SHORT TASK =
From the records below, please print only the lines from the one containing "Reproduce this chart with matplotlib." through the one containing "markeredgewidth=3.0, label=series_label, zorder=3)", both included. Skip the pictures.

DATA RECORDS =
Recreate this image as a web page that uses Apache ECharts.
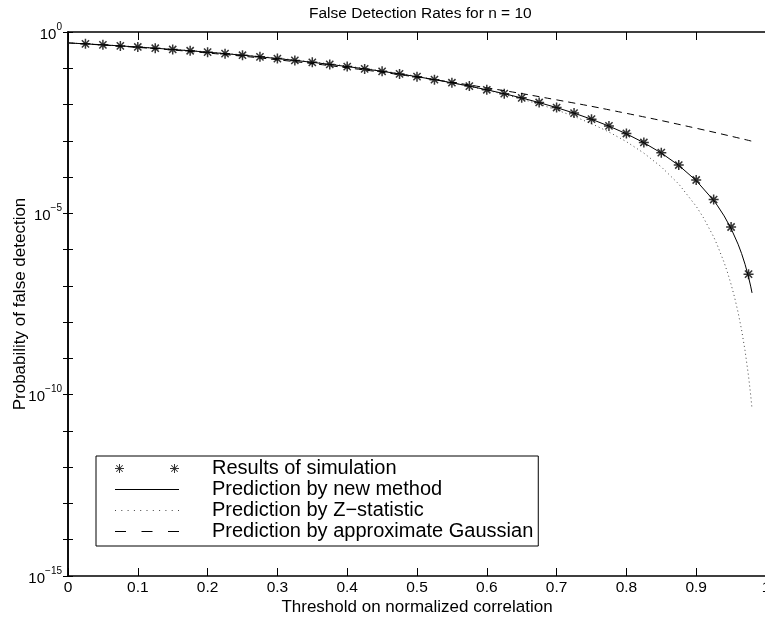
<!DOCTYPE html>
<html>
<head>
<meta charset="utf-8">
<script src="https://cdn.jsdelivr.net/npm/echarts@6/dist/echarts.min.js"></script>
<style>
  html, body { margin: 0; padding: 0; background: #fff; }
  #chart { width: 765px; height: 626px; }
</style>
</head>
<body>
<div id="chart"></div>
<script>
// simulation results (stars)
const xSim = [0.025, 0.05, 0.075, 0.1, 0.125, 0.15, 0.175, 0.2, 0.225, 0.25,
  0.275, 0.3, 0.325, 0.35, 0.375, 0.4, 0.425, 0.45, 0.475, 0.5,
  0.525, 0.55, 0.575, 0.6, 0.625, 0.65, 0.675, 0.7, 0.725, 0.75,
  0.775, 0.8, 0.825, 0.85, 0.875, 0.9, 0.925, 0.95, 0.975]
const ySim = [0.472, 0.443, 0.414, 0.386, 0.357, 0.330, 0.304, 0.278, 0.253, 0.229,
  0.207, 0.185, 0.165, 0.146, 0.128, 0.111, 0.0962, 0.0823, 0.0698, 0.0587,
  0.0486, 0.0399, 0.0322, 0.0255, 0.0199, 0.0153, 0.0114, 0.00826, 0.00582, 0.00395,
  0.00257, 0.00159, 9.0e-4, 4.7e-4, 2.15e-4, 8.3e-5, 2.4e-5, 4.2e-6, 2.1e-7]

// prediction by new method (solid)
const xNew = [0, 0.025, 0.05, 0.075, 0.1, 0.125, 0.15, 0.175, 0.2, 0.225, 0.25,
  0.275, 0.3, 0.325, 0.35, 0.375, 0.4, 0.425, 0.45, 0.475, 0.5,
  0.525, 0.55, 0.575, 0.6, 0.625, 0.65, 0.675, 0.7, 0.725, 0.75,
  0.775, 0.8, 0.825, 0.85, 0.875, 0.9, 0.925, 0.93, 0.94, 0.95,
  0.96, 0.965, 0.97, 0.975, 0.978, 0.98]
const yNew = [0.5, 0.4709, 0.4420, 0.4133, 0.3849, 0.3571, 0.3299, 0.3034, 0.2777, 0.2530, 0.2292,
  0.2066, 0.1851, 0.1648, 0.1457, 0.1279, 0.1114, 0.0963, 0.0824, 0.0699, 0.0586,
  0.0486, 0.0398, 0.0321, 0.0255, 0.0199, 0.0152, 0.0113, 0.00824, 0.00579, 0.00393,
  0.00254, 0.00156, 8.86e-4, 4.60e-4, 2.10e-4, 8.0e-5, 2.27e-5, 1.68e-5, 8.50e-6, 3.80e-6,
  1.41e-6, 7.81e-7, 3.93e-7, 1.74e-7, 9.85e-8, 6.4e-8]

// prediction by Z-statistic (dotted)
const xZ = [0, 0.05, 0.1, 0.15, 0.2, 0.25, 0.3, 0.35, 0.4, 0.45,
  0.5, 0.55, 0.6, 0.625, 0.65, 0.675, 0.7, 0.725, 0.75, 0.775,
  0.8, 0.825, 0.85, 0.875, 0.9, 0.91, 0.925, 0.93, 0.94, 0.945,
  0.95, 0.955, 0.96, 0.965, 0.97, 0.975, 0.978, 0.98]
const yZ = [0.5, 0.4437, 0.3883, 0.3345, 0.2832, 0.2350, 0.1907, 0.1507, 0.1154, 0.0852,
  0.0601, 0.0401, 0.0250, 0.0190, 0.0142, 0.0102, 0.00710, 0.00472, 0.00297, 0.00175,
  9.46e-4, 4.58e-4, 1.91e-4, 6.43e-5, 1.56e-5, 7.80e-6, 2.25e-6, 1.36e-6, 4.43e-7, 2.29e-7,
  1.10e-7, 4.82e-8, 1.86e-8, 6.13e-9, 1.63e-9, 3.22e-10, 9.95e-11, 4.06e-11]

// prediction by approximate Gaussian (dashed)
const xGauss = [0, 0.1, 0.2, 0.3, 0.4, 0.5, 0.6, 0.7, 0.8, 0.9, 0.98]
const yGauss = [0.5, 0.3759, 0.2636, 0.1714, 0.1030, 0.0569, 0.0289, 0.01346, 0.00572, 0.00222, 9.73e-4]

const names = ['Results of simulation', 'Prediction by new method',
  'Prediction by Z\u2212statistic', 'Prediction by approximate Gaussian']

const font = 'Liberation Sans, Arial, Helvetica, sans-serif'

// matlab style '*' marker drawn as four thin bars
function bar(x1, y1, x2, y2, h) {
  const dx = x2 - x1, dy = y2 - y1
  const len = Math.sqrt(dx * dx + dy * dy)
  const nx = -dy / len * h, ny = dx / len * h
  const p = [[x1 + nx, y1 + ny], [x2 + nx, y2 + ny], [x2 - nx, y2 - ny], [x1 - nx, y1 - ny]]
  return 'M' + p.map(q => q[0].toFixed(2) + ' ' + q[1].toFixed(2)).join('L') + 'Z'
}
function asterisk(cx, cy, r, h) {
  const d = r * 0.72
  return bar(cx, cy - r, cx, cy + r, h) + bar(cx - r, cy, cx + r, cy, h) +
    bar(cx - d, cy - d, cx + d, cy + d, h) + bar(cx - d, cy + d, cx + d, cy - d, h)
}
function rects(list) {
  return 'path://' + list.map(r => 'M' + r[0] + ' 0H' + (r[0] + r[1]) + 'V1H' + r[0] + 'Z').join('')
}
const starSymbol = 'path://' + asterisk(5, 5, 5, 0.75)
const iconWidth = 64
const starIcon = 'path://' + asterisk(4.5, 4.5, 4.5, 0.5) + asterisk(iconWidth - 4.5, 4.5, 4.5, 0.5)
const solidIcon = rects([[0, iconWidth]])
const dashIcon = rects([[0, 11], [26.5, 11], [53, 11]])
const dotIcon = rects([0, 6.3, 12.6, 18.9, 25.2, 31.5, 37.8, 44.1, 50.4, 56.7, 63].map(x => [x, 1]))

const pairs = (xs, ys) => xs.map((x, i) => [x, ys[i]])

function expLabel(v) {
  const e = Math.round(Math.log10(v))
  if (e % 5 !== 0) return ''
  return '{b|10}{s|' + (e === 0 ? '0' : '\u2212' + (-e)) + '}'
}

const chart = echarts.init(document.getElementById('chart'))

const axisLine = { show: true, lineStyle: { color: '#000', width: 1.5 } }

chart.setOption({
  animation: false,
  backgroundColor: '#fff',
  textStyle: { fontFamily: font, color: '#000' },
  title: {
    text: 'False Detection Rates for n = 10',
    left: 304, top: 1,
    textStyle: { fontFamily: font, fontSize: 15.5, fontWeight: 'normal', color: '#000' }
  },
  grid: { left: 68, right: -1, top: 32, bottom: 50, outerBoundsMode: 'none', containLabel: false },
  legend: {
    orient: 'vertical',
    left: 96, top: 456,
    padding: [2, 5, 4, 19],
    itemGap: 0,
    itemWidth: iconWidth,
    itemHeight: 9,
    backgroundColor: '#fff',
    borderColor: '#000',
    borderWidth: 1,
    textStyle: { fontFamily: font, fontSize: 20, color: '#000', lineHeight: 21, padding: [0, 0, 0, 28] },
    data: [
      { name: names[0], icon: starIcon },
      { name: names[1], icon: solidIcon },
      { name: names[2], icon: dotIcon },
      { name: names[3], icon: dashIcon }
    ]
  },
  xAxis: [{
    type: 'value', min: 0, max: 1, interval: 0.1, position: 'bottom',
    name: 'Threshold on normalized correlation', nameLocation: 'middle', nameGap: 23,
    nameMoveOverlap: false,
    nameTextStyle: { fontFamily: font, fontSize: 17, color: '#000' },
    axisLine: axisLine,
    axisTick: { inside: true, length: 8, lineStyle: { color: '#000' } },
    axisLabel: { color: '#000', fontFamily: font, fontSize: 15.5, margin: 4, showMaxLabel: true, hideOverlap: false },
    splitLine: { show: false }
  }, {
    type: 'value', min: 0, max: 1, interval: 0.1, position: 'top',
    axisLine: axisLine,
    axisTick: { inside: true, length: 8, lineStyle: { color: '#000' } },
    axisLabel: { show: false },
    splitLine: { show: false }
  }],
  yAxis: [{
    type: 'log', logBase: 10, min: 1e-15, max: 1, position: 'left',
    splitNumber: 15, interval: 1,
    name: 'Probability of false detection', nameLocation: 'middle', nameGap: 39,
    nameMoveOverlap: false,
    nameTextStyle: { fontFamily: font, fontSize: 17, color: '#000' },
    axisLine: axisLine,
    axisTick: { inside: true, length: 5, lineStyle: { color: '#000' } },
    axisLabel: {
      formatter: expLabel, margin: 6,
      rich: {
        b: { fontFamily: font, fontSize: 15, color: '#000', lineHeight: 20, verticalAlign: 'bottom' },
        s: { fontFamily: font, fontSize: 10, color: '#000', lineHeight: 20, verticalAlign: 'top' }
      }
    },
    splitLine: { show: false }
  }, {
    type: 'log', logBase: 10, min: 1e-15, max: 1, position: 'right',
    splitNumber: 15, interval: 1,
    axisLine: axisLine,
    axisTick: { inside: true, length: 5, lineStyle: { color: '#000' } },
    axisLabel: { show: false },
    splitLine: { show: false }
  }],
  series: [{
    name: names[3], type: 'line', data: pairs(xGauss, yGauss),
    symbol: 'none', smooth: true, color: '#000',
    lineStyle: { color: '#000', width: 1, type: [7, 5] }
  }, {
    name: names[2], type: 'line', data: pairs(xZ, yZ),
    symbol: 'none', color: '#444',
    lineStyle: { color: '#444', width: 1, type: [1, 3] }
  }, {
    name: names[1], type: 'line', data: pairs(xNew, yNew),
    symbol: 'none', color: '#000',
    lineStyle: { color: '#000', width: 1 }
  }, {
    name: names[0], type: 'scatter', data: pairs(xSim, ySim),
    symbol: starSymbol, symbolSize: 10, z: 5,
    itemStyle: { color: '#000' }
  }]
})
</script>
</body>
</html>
---
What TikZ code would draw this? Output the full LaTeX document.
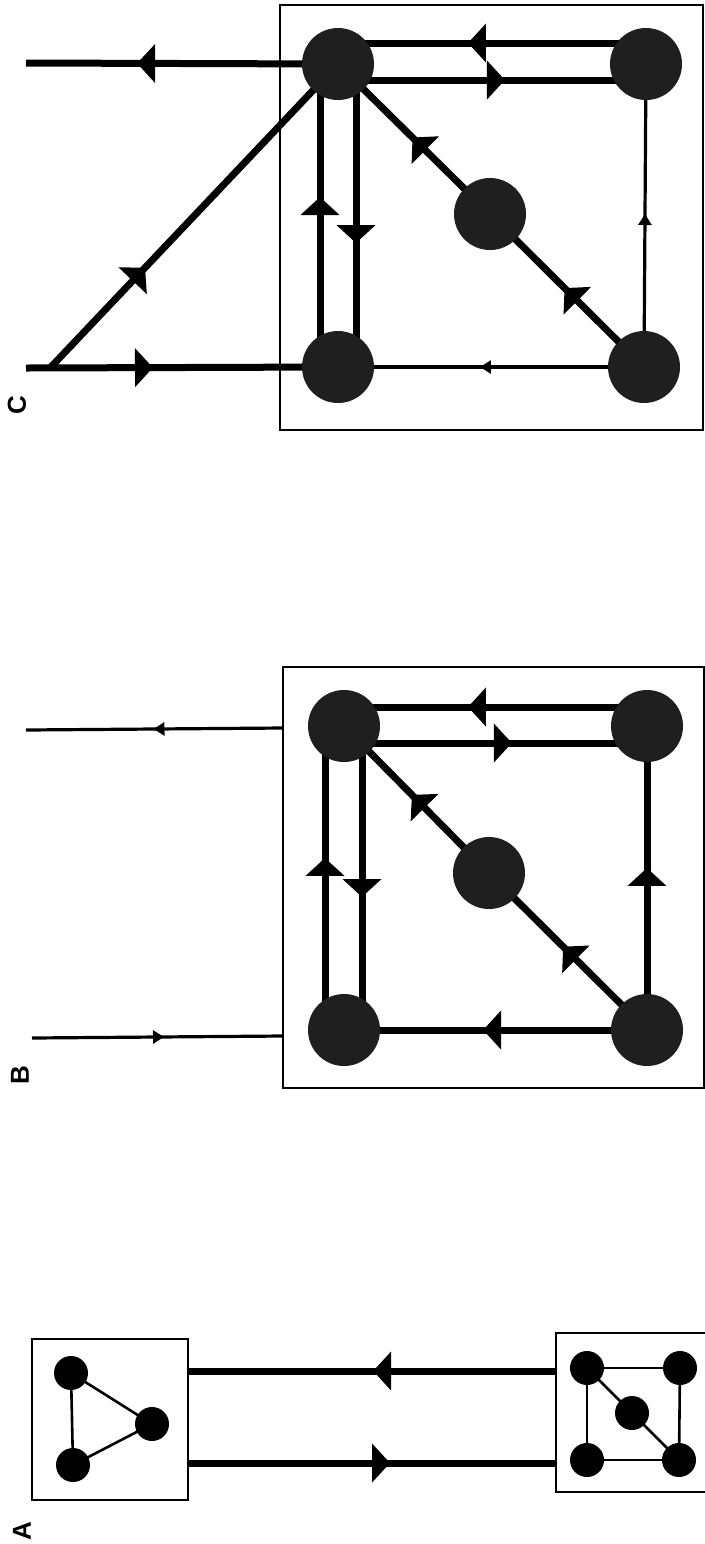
---
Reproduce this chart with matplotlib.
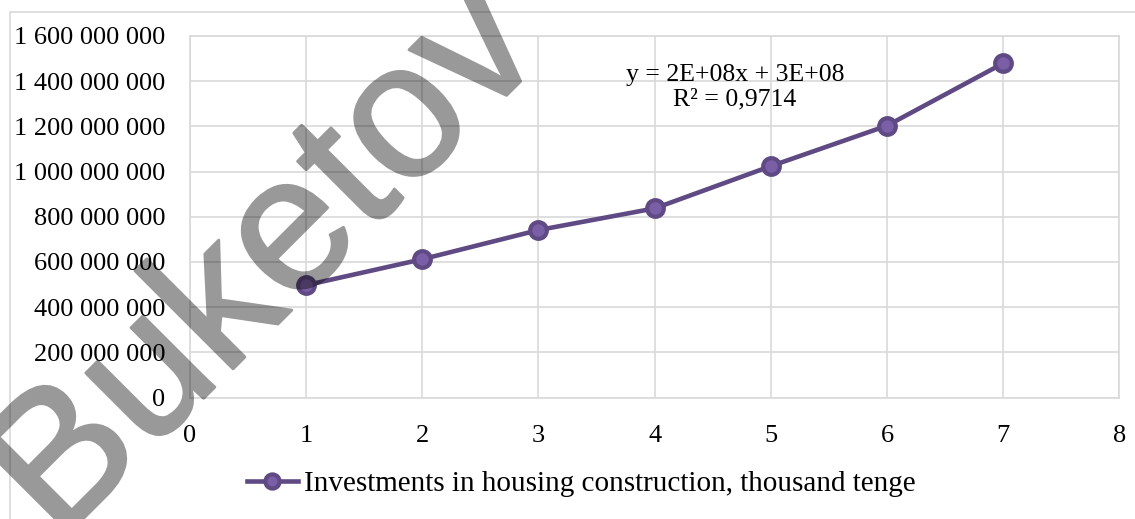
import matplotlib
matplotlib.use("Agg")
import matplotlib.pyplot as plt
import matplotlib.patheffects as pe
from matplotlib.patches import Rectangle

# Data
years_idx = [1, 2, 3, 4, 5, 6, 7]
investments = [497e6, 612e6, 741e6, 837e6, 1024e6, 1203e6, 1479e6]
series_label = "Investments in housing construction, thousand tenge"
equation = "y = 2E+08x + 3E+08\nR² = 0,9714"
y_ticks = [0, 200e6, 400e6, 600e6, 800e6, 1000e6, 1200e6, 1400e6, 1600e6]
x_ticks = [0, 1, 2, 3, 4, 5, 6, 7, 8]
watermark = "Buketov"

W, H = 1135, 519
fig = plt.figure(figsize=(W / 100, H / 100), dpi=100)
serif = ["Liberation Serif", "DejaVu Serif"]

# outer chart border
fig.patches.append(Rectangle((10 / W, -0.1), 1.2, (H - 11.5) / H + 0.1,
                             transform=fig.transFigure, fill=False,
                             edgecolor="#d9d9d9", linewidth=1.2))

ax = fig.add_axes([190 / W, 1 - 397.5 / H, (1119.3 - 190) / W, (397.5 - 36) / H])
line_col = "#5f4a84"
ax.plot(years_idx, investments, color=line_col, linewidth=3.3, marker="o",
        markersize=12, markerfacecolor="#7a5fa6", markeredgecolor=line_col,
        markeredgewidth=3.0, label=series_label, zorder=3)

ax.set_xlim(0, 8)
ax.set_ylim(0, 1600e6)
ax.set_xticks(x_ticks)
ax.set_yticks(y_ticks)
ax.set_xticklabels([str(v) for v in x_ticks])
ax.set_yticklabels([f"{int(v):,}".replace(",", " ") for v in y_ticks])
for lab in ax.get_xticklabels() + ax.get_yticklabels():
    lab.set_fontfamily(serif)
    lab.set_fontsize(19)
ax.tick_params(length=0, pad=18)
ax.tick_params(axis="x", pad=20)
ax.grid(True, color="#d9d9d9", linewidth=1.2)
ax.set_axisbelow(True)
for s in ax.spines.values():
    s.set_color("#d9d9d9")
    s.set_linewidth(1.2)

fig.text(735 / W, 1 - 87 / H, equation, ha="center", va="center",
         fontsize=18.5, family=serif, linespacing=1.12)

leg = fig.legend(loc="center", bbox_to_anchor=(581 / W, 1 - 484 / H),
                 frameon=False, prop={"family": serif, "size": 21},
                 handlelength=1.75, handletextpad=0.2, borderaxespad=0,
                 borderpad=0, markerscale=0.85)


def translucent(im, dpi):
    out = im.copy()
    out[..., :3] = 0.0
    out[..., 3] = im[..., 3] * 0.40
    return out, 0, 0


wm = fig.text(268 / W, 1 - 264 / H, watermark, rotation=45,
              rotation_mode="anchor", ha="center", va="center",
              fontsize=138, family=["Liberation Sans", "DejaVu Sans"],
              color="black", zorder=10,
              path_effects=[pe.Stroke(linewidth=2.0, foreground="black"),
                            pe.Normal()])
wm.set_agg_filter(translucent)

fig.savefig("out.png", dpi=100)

SOLUTION TO THIS TASK =
Reproduce this chart with matplotlib.
import matplotlib
matplotlib.use("Agg")
import matplotlib.pyplot as plt
import matplotlib.patheffects as pe
from matplotlib.patches import Rectangle

# Data
years_idx = [1, 2, 3, 4, 5, 6, 7]
investments = [497e6, 612e6, 741e6, 837e6, 1024e6, 1203e6, 1479e6]
series_label = "Investments in housing construction, thousand tenge"
equation = "y = 2E+08x + 3E+08\nR² = 0,9714"
y_ticks = [0, 200e6, 400e6, 600e6, 800e6, 1000e6, 1200e6, 1400e6, 1600e6]
x_ticks = [0, 1, 2, 3, 4, 5, 6, 7, 8]
watermark = "Buketov"

W, H = 1135, 519
fig = plt.figure(figsize=(W / 100, H / 100), dpi=100)
serif = ["Liberation Serif", "DejaVu Serif"]

# outer chart border
fig.patches.append(Rectangle((10 / W, -0.1), 1.2, (H - 11.5) / H + 0.1,
                             transform=fig.transFigure, fill=False,
                             edgecolor="#d9d9d9", linewidth=1.2))

ax = fig.add_axes([190 / W, 1 - 397.5 / H, (1119.3 - 190) / W, (397.5 - 36) / H])
line_col = "#5f4a84"
ax.plot(years_idx, investments, color=line_col, linewidth=3.3, marker="o",
        markersize=12, markerfacecolor="#7a5fa6", markeredgecolor=line_col,
        markeredgewidth=3.0, label=series_label, zorder=3)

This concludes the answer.